In the several-hour meantime, I prepped garden beds and transplanted broccoli and a few kale plants, tore out the green beans and cosmos and some of the nasturtiums, and lugged my big summer begonia and coleus planter into the house. It's such a handsome display that I'm hoping to keep it alive a bit longer--
And then I spent the rest of the afternoon in the kitchen: freezing peppers, working on the green sauce, poaching pears, and eventually listening to the most stressful baseball game of the year . . . oh my word, those Red Sox are going to kill me with their dithering . . . do they or do they not want to win games?
We ate enchiladas for dinner, corn tortillas filled with leftover chili I'd made earlier in the week, topped with grated cheddar and some of the new green sauce and then baked. I put together a salad from a fantastic watermelon that my dad grew. We ate the poached pears topped with their own syrup.
It did not, on the surface, seem much like a writer's day, and yet throughout I had the peculiar and familiar tingling awareness that I was watching--maybe what I mean is absorbing, but the sensation is so much of being two selves: the self who is physically engaged in a task and the self who is observing, synthesizing, feeling, judging, explaining, describing, framing the situation . . . None of those words is exactly accurate because in the moment they overlap and tangle in the awareness of that watching self.

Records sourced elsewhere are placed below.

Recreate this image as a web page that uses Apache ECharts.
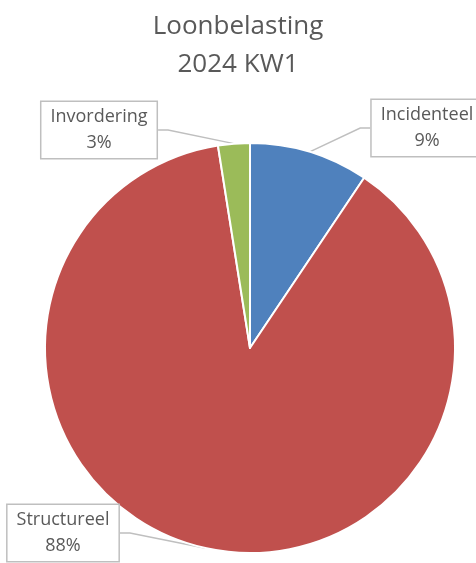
<!DOCTYPE html>
<html>
<head>
<meta charset="utf-8">
<script src="https://cdn.jsdelivr.net/npm/echarts@6/dist/echarts.min.js"></script>
<style>
  html, body { margin: 0; padding: 0; background: #fff; }
  #chart { width: 476px; height: 563px; }
</style>
</head>
<body>
<div id="chart"></div>
<script>
// gegevens uit de grafiek
var titleLines = ['Loonbelasting', '2024 KW1'];
var categories = ['Incidenteel', 'Structureel', 'Invordering'];
var shares = [9.4, 88.1, 2.5];
var colors = ['#4F81BD', '#C0504D', '#9BBB59'];

// plek van de labelkaders (midden)
var labelPos = [[427, 128], [63, 533], [99, 130]];

var chart = echarts.init(document.getElementById('chart'));

var option = {
  animation: false,
  title: {
    text: titleLines.join('\n'),
    left: 'center',
    top: 3,
    textStyle: {
      fontFamily: 'Open Sans',
      fontSize: 26,
      fontWeight: 'normal',
      color: '#595959',
      lineHeight: 38
    }
  },
  series: [
    {
      type: 'pie',
      center: [250, 348],
      radius: 205,
      startAngle: 90,
      clockwise: true,
      percentPrecision: 0,
      data: categories.map(function (name, i) {
        return { name: name, value: shares[i], itemStyle: { color: colors[i] } };
      }),
      itemStyle: {
        borderColor: '#fff',
        borderWidth: 2
      },
      label: {
        show: true,
        position: 'outside',
        formatter: '{b}\n{d}%',
        fontFamily: 'Open Sans',
        fontSize: 18,
        lineHeight: 26,
        color: '#595959',
        align: 'center',
        backgroundColor: '#fff',
        borderColor: '#bfbfbf',
        borderWidth: 1.5,
        padding: [2, 9, 2, 9]
      },
      labelLine: {
        show: true,
        length: 10,
        length2: 10,
        lineStyle: { color: '#bfbfbf', width: 1.5 }
      },
      labelLayout: function (params) {
        var p = labelPos[params.dataIndex];
        return {
          x: p[0],
          y: p[1],
          align: 'center',
          verticalAlign: 'middle'
        };
      }
    }
  ]
};

chart.setOption(option);
</script>
</body>
</html>
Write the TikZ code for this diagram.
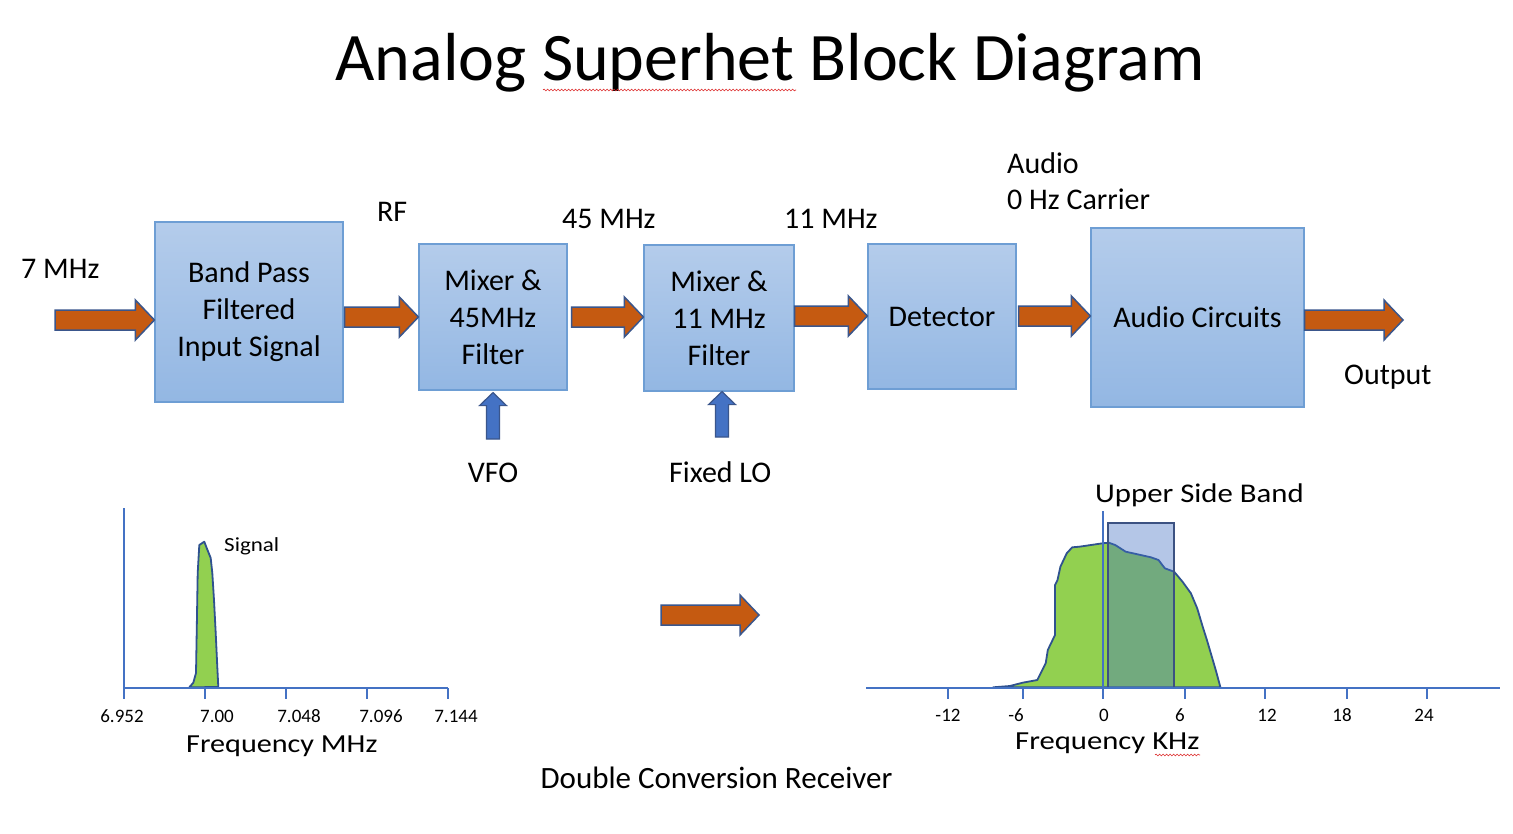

I've had this perception of my two selves ever since childhood: riding a bike and watching myself ride a bike; playing the violin and watching myself playing the violin; crying and watching myself crying. Of course I don't live every second of my life with this split, but it appears often, and under circumstances of pleasure and misery, boredom and engagement. Maybe everyone does this, but I've come to realize that, for me, the split is in fact part of my writing life. It's how I gain information and awareness, how I begin to suss out motivation and connection, well before I ever put word to paper, or even have the awareness of the pressure to write.
I may or may not compose a poem that has anything to do with today's humdrum homestead tasks. But I did know that my selves were at work, and that is something in itself.